[YOUR TASK]: Extract, in full, the lines below, beginning at the first and ending with the line that contains "import pandas as pd". Pictures do not belong in the copy.

[DATA SECTION]:
-- Begin --

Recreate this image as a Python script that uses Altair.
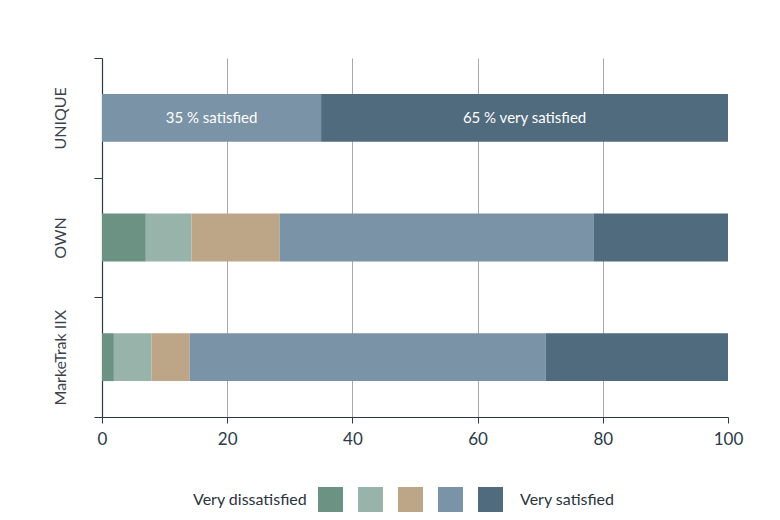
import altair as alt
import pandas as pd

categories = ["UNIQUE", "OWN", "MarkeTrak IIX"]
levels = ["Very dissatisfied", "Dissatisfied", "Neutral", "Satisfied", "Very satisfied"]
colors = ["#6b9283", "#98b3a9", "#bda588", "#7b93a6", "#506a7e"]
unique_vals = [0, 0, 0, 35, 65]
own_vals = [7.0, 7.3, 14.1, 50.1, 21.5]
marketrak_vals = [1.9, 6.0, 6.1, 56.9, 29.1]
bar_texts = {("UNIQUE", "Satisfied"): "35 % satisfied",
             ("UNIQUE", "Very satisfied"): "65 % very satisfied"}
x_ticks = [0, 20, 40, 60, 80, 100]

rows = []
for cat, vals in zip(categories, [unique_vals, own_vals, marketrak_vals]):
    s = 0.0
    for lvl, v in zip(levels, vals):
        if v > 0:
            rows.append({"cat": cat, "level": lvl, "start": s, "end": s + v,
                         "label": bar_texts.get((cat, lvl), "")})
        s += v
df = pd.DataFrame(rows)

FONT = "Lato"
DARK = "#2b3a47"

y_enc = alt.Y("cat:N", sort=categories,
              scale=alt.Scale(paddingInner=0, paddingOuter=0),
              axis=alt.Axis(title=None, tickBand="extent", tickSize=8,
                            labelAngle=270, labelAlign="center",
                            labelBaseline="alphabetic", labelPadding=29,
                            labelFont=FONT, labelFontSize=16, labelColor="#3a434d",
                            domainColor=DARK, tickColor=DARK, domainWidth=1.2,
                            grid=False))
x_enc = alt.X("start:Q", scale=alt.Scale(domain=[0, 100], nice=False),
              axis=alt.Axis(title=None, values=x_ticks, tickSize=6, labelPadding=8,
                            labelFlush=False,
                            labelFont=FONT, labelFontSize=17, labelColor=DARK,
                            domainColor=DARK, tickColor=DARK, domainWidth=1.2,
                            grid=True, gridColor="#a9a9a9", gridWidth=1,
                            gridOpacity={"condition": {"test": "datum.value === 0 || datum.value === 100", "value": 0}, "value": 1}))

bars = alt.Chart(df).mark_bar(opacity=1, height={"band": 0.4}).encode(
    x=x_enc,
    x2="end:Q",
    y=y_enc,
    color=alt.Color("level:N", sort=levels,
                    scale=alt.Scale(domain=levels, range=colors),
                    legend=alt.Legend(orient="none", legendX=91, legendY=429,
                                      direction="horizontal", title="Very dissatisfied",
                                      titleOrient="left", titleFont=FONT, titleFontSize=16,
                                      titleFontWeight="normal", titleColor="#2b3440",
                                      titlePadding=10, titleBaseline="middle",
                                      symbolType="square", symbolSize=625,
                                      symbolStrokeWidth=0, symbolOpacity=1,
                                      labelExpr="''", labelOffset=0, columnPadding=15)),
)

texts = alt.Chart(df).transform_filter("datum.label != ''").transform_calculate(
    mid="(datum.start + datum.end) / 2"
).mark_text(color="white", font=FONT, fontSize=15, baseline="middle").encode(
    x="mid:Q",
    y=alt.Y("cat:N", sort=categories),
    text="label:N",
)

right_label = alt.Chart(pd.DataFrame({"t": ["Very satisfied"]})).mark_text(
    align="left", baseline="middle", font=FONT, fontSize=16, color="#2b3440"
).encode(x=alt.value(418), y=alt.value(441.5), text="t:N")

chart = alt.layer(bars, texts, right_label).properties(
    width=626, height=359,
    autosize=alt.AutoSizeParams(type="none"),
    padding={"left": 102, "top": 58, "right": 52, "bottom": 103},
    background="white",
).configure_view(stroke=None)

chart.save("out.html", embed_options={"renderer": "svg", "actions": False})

-- End --

[SOLUTION BELOW]:
Recreate this image as a Python script that uses Altair.
import altair as alt
import pandas as pd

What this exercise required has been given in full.